Due to my traveling lifestyle with work, and ever-increasing age I’m worried about how to get from here to a family. My intention has always been to save for a business in a few years and get out of this line of work for something more stable. In 4 years I’ll be 31 - not too old for a family but older than I wanted to be. Its proving very difficult to meet Women where I travel for work. It took 20-30 matches on Bumble to finally have a solid few dates with one. I’m worried that my life’s direction isn’t conducive to meeting quality Christian Women much less asking one to marry me when I never know where or when I’ll be told to move to next. I’m holding fast to my entrepreneurial dreams and they keep me pointed in a single direction at least.
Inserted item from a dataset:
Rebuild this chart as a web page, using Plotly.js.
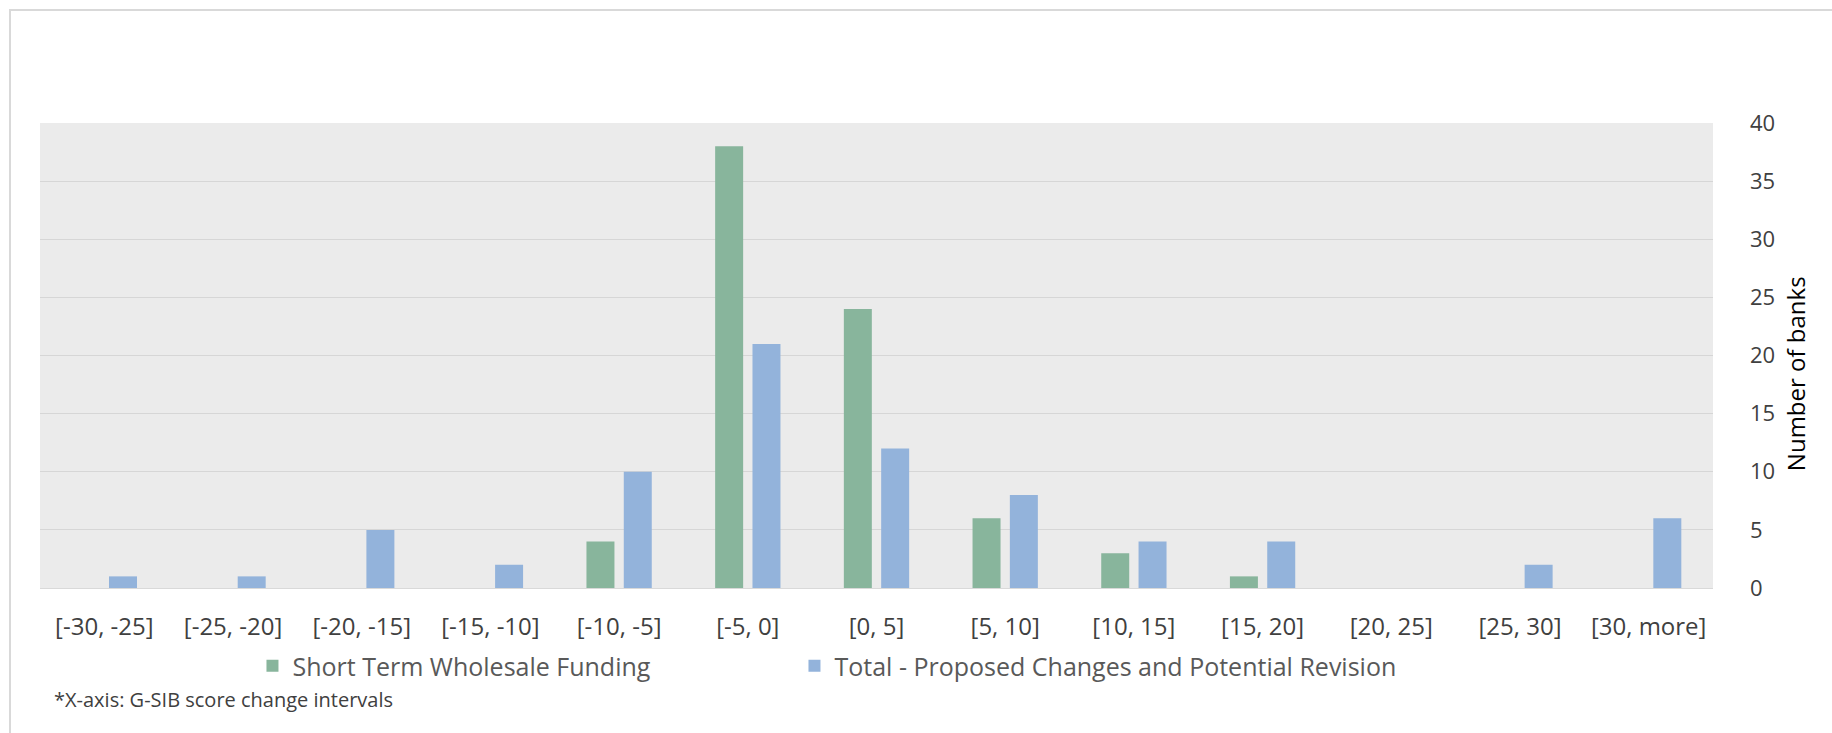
<!DOCTYPE html>
<html>
<head>
<meta charset="utf-8">
<script src="https://cdn.plot.ly/plotly-3.0.1.min.js"></script>
<style>
  html, body { margin: 0; padding: 0; background: #ffffff; }
  #wrap { position: relative; width: 1832px; height: 733px; overflow: hidden; }
  #frame { position: absolute; left: 9px; top: 9px; width: 1900px; height: 800px;
           border-left: 2px solid #D9D9D9; border-top: 2px solid #D9D9D9; pointer-events: none; z-index: 5; }
  #chart { position: absolute; left: 0; top: 0; width: 1832px; height: 733px; }
</style>
</head>
<body>
<div id="wrap">
  <div id="chart"></div>
  <div id="frame"></div>
</div>
<script>
// G-SIB score change intervals
const categories = ['[-30, -25]', '[-25, -20]', '[-20, -15]', '[-15, -10]', '[-10, -5]', '[-5, 0]',
                    '[0, 5]', '[5, 10]', '[10, 15]', '[15, 20]', '[20, 25]', '[25, 30]', '[30, more]'];
// Number of banks per interval
const shortTermWholesaleFunding = [0, 0, 0, 0, 4, 38, 24, 6, 3, 1, 0, 0, 0];
const totalProposedChanges      = [1, 1, 5, 2, 10, 21, 12, 8, 4, 4, 0, 2, 6];
const yTicks = [0, 5, 10, 15, 20, 25, 30, 35, 40];

const FONT = 'Open Sans, Noto Sans, DejaVu Sans, sans-serif';

const traces = [
  {
    type: 'bar', name: 'Short Term Wholesale Funding',
    x: categories, y: shortTermWholesaleFunding,
    marker: { color: '#88B59C' }, hoverinfo: 'x+y+name',
    legendwidth: 497
  },
  {
    type: 'bar', name: 'Total - Proposed Changes and Potential Revision',
    x: categories, y: totalProposedChanges,
    marker: { color: '#93B3DB' }, hoverinfo: 'x+y+name',
    legendwidth: 620
  }
];

const layout = {
  width: 1832, height: 733,
  margin: { l: 40, r: 119, t: 123, b: 145, pad: 0 },
  paper_bgcolor: '#ffffff',
  plot_bgcolor: '#EBEBEB',
  barmode: 'group',
  bargap: 0.42,
  bargroupgap: 0.25,
  showlegend: true,
  legend: {
    orientation: 'h',
    x: 0.127, xanchor: 'left',
    y: -0.168, yanchor: 'middle',
    font: { family: FONT, size: 25, color: '#595959' },
    bgcolor: 'rgba(0,0,0,0)',
    itemclick: false, itemdoubleclick: false
  },
  xaxis: {
    type: 'category',
    tickfont: { family: FONT, size: 24, color: '#404040' },
    ticks: '', ticklabelstandoff: 17,
    showline: true, linecolor: '#D9D9D9', linewidth: 1,
    showgrid: false, fixedrange: true
  },
  yaxis: {
    side: 'right',
    range: [0, 40],
    tickvals: yTicks,
    ticktext: yTicks.map(String),
    tickfont: { family: FONT, size: 22, color: '#404040' },
    ticks: '', ticklabelstandoff: 36,
    showgrid: true, gridcolor: '#D6D6D6', gridwidth: 1,
    zeroline: false, showline: false, fixedrange: true
  },
  annotations: [
    {
      text: 'Number of banks', textangle: -90,
      xref: 'paper', yref: 'paper', x: 1.049, y: 0.462,
      xanchor: 'center', yanchor: 'middle', showarrow: false,
      font: { family: FONT, size: 24, color: '#000000' }
    },
    {
      text: '*X-axis: G-SIB score change intervals',
      xref: 'paper', yref: 'paper', x: (52 - 40) / 1673, y: -0.24,
      xanchor: 'left', yanchor: 'middle', showarrow: false,
      font: { family: FONT, size: 20, color: '#404040' }
    }
  ]
};

Plotly.newPlot('chart', traces, layout, { displayModeBar: false, staticPlot: false });
</script>
</body>
</html>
2 main areas I greatly need advice in: 1.) Being Christlike in an environment where I’m surrounded by athiests and immoral people 24/7. Not just Christlike but consistently growing in relationship with Christ in an environment like this. 2.) Meeting quality Christian Women when travelling often or gradually directing my life to a place that those Women will be willing to marry into. I would never ask a Woman to marry me in my current lifestyle. Any other words Jesus gives you guys for me are appreciated as well.

Thank you all for your attention, advice, and time!